I ask these questions not because I want to, but because I must. After facing several years of infertility and little hope from the adoption agency we have chosen, I am child-free at age 40. Others who sit in a church pew each Sunday may not have children by choice. Many of the single and married among us long to be parents but believe that dream will never be fulfilled.
Allow me to be blunt for a moment. If those without children aren’t included at your church, if they are not welcomed and celebrated, if they are not a vital part of your services and community, then Jesus himself wouldn’t be welcome in your church. Jesus himself did not have children.  He gave us the double-love command: to love the Lord our God with everything in us and to love our neighbor as ourselves. He also asked us to make disciples, teaching them to observe his ways. None of these instructions require parenting, though they can. They simply involve faithfulness.
I don’t feel like giving up on Jesus, but I have often felt squeezed out of His Church. Here are some ways we might love those without children:
Assume nothing. Don’t ask if newcomers have kids or if they want kids, but get to know them as people.
Let them know you see them. Visit with those without children and ask them to tell their stories; honor their journey. If they are struggling, listen and ask “How can I encourage you in this?”
     Make room for them. Does your programming immediately ostracize the childless person? How about Mother’s Day and Father’s Day observances? How does your church bring together everyone from the oldest to the youngest, the family with the quiver-full and the person who attends church alone? In my humble opinion, how you answer that question can be a great indicator of the health of your church community.

Suzanne Burden holds an MA in Theological Studies and can be found blogging at the intersection of beauty and theology at suzanneburden.com. She writes and edits for a variety of organizations and coauthored the upcoming book Reclaiming Eve: the Identity and Calling of Women in the Kingdom of God  (Beacon Hill Press, March 2014).

20 comments:

  1. Wow! Well said. Much needed. Incredibly affirming! Thank you! I was just having this conversation with a co-worker the other day. I work in an organization filled with mothers. New staff introductions always include "wife of ___, mother of ____ and ____ (with ages given)..." and their story of how they became intimately aware of the organziation through some experience as a mother. I find that I introduce myself at these opportunities as the "single, non-wife, non-mom who is not sure how I wound up here but that I have a passion for women to grow in their faith."
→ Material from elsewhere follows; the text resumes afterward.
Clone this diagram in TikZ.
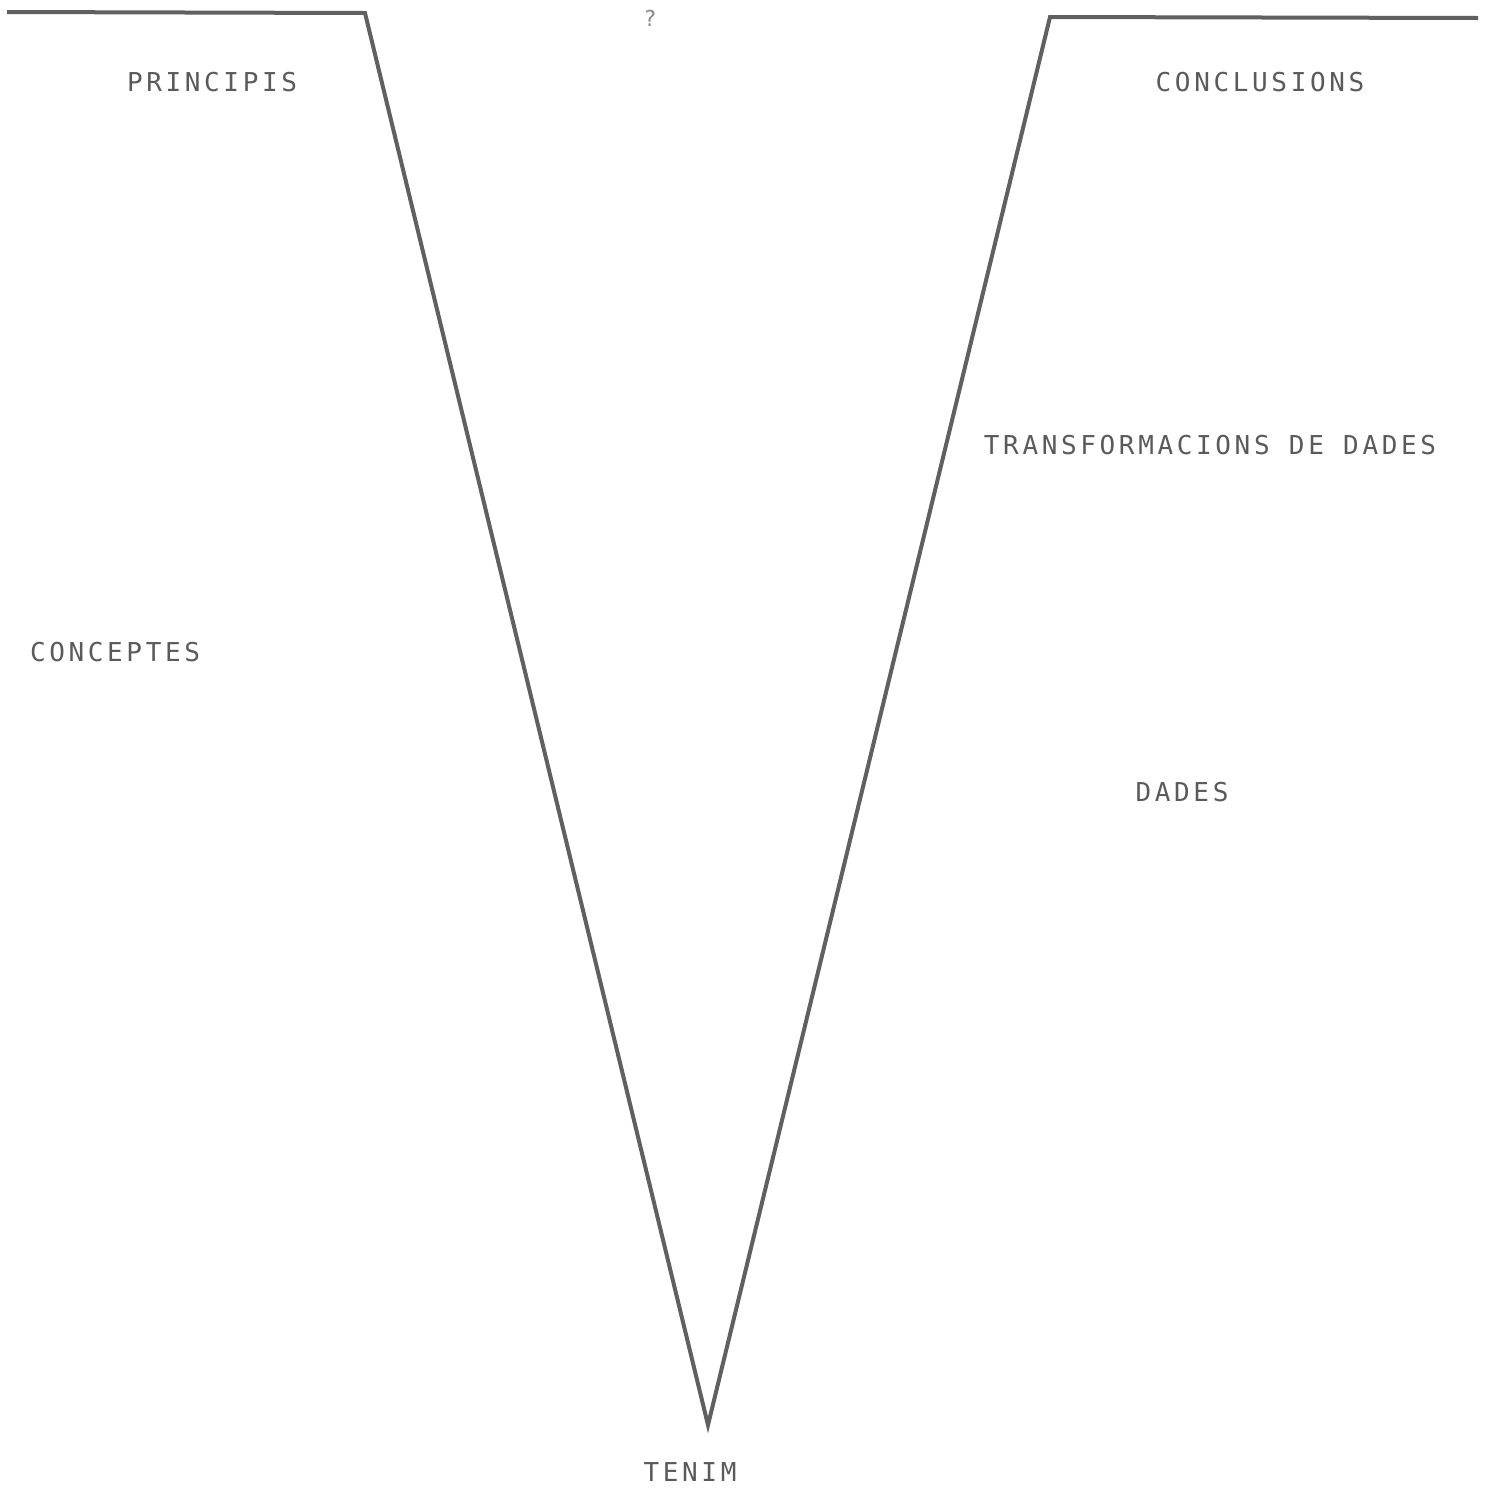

    My intro was recently pointed out as a negative view of myself. I guess it is...perhaps. OR perhaps it just an accurate view that makes others a bit skirmish. My response to my friend re this particular insight was "It just seems that as children of the living God, we should be able to find things to talk about besides marriage and family." I mean, I respect and honor motherhood. I've longed for it my whole life. But as a single, never-married, 53 yr old female, I've found joy and fulfillment in so many ways. But, my loneliest day of the week is Sunday. And those awkward intros to new employees. :)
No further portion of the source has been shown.